Monsieur le président, madame la ministre, mes chers collègues, nous entamons l’examen des articles de cette proposition de loi, qui a beaucoup évolué depuis son dépôt à l’Assemblée nationale au mois de mars dernier.
Madame la ministre, après la polémique née de l’octroi par votre prédécesseur, dans la plus grande opacité, de permis exclusifs de recherche de gaz et huiles de schiste, au moment même d’ailleurs où il appelait sur ces bancs à une révolution verte, votre Gouvernement a été obligé de réagir en déclarant un moratoire provisoire sur l’exploration et l’exploitation de ces hydrocarbures.
Les parlementaires se sont émus également de cette situation, puisque ce sont cinq propositions de loi qui ont été déposées sur ce sujet, tant les enjeux sont importants.
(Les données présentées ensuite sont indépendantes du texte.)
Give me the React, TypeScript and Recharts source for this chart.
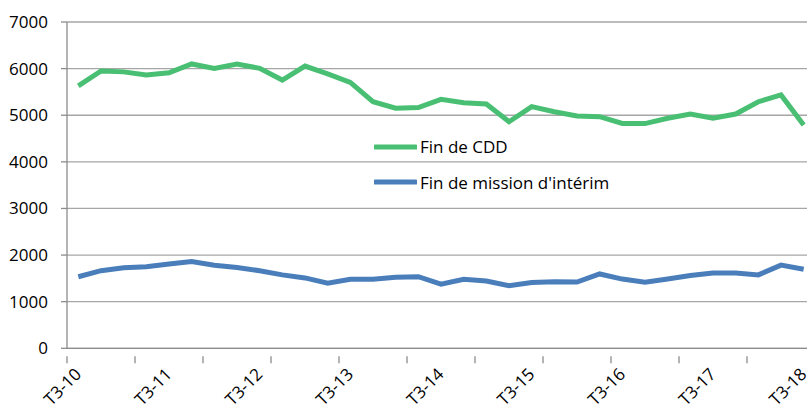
import React from 'react';
import { LineChart, Line, XAxis, YAxis, CartesianGrid, Legend } from 'recharts';

// quarters from T3-10 to T3-18
const quarters = [
  'T3-10', 'T4-10', 'T1-11', 'T2-11', 'T3-11', 'T4-11', 'T1-12', 'T2-12',
  'T3-12', 'T4-12', 'T1-13', 'T2-13', 'T3-13', 'T4-13', 'T1-14', 'T2-14',
  'T3-14', 'T4-14', 'T1-15', 'T2-15', 'T3-15', 'T4-15', 'T1-16', 'T2-16',
  'T3-16', 'T4-16', 'T1-17', 'T2-17', 'T3-17', 'T4-17', 'T1-18', 'T2-18',
  'T3-18'
];

const finCDD = [
  5630, 5950, 5930, 5865, 5910, 6100, 6005, 6100, 6005, 5755, 6055, 5885,
  5705, 5290, 5150, 5165, 5340, 5270, 5240, 4860, 5185, 5075, 4985, 4970,
  4825, 4820, 4935, 5025, 4935, 5025, 5290, 5435, 4790
];

const finInterim = [
  1535, 1665, 1730, 1750, 1810, 1860, 1780, 1735, 1665, 1575, 1510, 1395,
  1480, 1480, 1525, 1535, 1375, 1480, 1445, 1345, 1410, 1430, 1420, 1595,
  1485, 1420, 1485, 1560, 1615, 1615, 1575, 1785, 1695
];

const yTicks = [0, 1000, 2000, 3000, 4000, 5000, 6000, 7000];

const GREEN = '#48bf72';
const BLUE = '#4a7ebb';
const FONT = '"Open Sans", sans-serif';

const data = quarters.map((q, i) => ({
  idx: i + 0.5,
  name: q,
  cdd: finCDD[i],
  interim: finInterim[i]
}));

// tick marks every 3 quarters (band edges), labels every 4 quarters (band centres)
const markTicks = quarters.map((_, i) => i).filter(i => i % 3 === 0);
const labelTicks = quarters.map((_, i) => i).filter(i => i % 4 === 0).map(i => i + 0.5);
const xTicks = [...markTicks, ...labelTicks].sort((a, b) => a - b);

const XTick = (props: any) => {
  const { x, y, payload } = props;
  const v = payload.value;
  if (Number.isInteger(v)) {
    return <line x1={x} y1={y} x2={x} y2={y + 7} stroke="#8c8c8c" strokeWidth={1.3} />;
  }
  const label = quarters[Math.floor(v)];
  return (
    <text
      x={x + 4}
      y={y + 19}
      textAnchor="end"
      transform={`rotate(-45, ${x + 4}, ${y + 19})`}
      fontFamily={FONT}
      fontSize={17}
      fill="#000"
    >
      {label}
    </text>
  );
};

const LegendBox = () => (
  <div style={{ fontFamily: FONT, fontSize: 17, color: '#000' }}>
    {[
      { label: 'Fin de CDD', color: GREEN },
      { label: "Fin de mission d'intérim", color: BLUE }
    ].map(item => (
      <div key={item.label} style={{ display: 'flex', alignItems: 'center', height: 35.5 }}>
        <svg width={43} height={6} style={{ marginRight: 3 }}>
          <line x1={1.5} y1={3} x2={41.5} y2={3} stroke={item.color} strokeWidth={5} strokeLinecap="round" />
        </svg>
        <span>{item.label}</span>
      </div>
    ))}
  </div>
);

export default function App() {
  return (
    <div style={{ position: 'absolute', left: 0, top: 0, width: 807, height: 405, overflow: 'hidden', background: '#fff' }}>
      <LineChart
        width={830}
        height={405}
        data={data}
        margin={{ top: 22, right: 15, left: 0, bottom: 0 }}
      >
        <CartesianGrid vertical={false} stroke="#a6a6a6" strokeWidth={1.3} />
        <XAxis
          type="number"
          dataKey="idx"
          domain={[0, 33]}
          ticks={xTicks}
          interval={0}
          tick={<XTick />}
          tickLine={false}
          axisLine={{ stroke: '#8c8c8c', strokeWidth: 1.3 }}
          height={56.7}
        />
        <YAxis
          domain={[0, 7000]}
          ticks={yTicks}
          interval={0}
          width={67}
          tickSize={6}
          tickMargin={13}
          tickLine={{ stroke: '#8c8c8c', strokeWidth: 1.3 }}
          axisLine={{ stroke: '#8c8c8c', strokeWidth: 1.3 }}
          tick={{ fontFamily: FONT, fontSize: 17, fill: '#000' }}
        />
        <Legend
          layout="vertical"
          align="center"
          verticalAlign="middle"
          content={<LegendBox />}
          wrapperStyle={{ position: 'absolute', left: 374, top: 129, width: 260 }}
        />
        <Line
          type="linear"
          dataKey="cdd"
          name="Fin de CDD"
          stroke={GREEN}
          strokeWidth={5}
          dot={false}
          isAnimationActive={false}
        />
        <Line
          type="linear"
          dataKey="interim"
          name="Fin de mission d'intérim"
          stroke={BLUE}
          strokeWidth={5}
          dot={false}
          isAnimationActive={false}
        />
      </LineChart>
    </div>
  );
}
Il n’est en effet plus à démontrer que l’exploration et l’exploitation des hydrocarbures de roche posent de multiples problèmes environnementaux.
Nous savons que la consommation importante en eau pose problème, puisqu’il faut entre 10 000 mètres cubes et 20 000 mètres cubes d’eau pour un puits de gaz non conventionnel. L’eau est une ressource bien trop précieuse, notamment en ces temps de sécheresse, pour être ainsi utilisée, sans parler, évidemment, de l’acheminement par camion de cette eau, qui n’est pas fait pour améliorer le bilan carbone !
Parallèlement, nous constatons une contamination des nappes phréatiques, et cela à deux moments : lors de la fracturation, puis lors de la remontée d’une partie du fluide de fracture.
Le traitement des eaux usagées n’est pas non plus satisfaisant, puisque ce taux de retraitement varie entre 30 % et 80 %. À ce titre, voilà ce que des scientifiques de l’université de Montpellier ont estimé : « Le mode de recharge de ces aquifères et leur structure interne favorisent les déplacements de polluants éventuels et la quasi-absence d’autoépuration ». Ils concluent : « Ainsi, leur vulnérabilité aux pollutions est reconnue comme élevée et très spécifique. »
Rappelons également que les additifs chimiques dans les eaux de fracturation sont des produits cancérigènes. Ils présentent donc un risque majeur pour la santé.
De plus, l’emprise au sol de ce type d’installation n’est pas sans impact sur les paysages, puisqu’il faut creuser de nombreux trous de forage.
Enfin, l’étude menée par l’université Cornell à New York indique que les hydrocarbures de roche génèrent du méthane, qui ajoute aux inconvénients de cette exploitation.
Pourtant, dans notre assemblée, force est de le constater, la majorité parlementaire considère que de tels éléments, s’ils sont pour le moins inquiétants, ne justifient pas l’interdiction pure et simple de l’exploration et de l’exploitation de ces hydrocarbures par fracturation hydraulique.
Vous avez ainsi fait le choix en commission d’ouvrir à nouveau la porte à cette technique sous couvert de permettre la recherche scientifique alors que l’exploration avec fracturation est conduite depuis une trentaine d’années déjà du côté de Lacq.
Tout cela est absolument incompatible avec le principe de précaution posé à l’article 5 de la Charte de l’environnement, qui dispose : « Lorsque la réalisation d’un dommage, bien qu’incertaine en l’état des connaissances scientifiques, pourrait affecter de manière grave et irréversible l’environnement, les autorités publiques veillent, par application du principe de précaution et dans leurs domaines d’attributions, à la mise en œuvre de procédures d’évaluation des risques et à l’adoption de mesures provisoires et proportionnées afin de parer à la réalisation du dommage. »
Il est donc aujourd’hui de la responsabilité des pouvoirs publics d’interdire toute fracturation hydraulique, quel qu’en soit l’objectif, qu’il soit commercial ou de recherche.
L’amendement adopté en commission constitue un recul très important par rapport au texte issu de l’Assemblée nationale, puisqu’il revient à autoriser la fracturation hydraulique. Le groupe communiste, républicain, citoyen et des sénateurs du parti de gauche ne peut donc absolument pas l’accepter.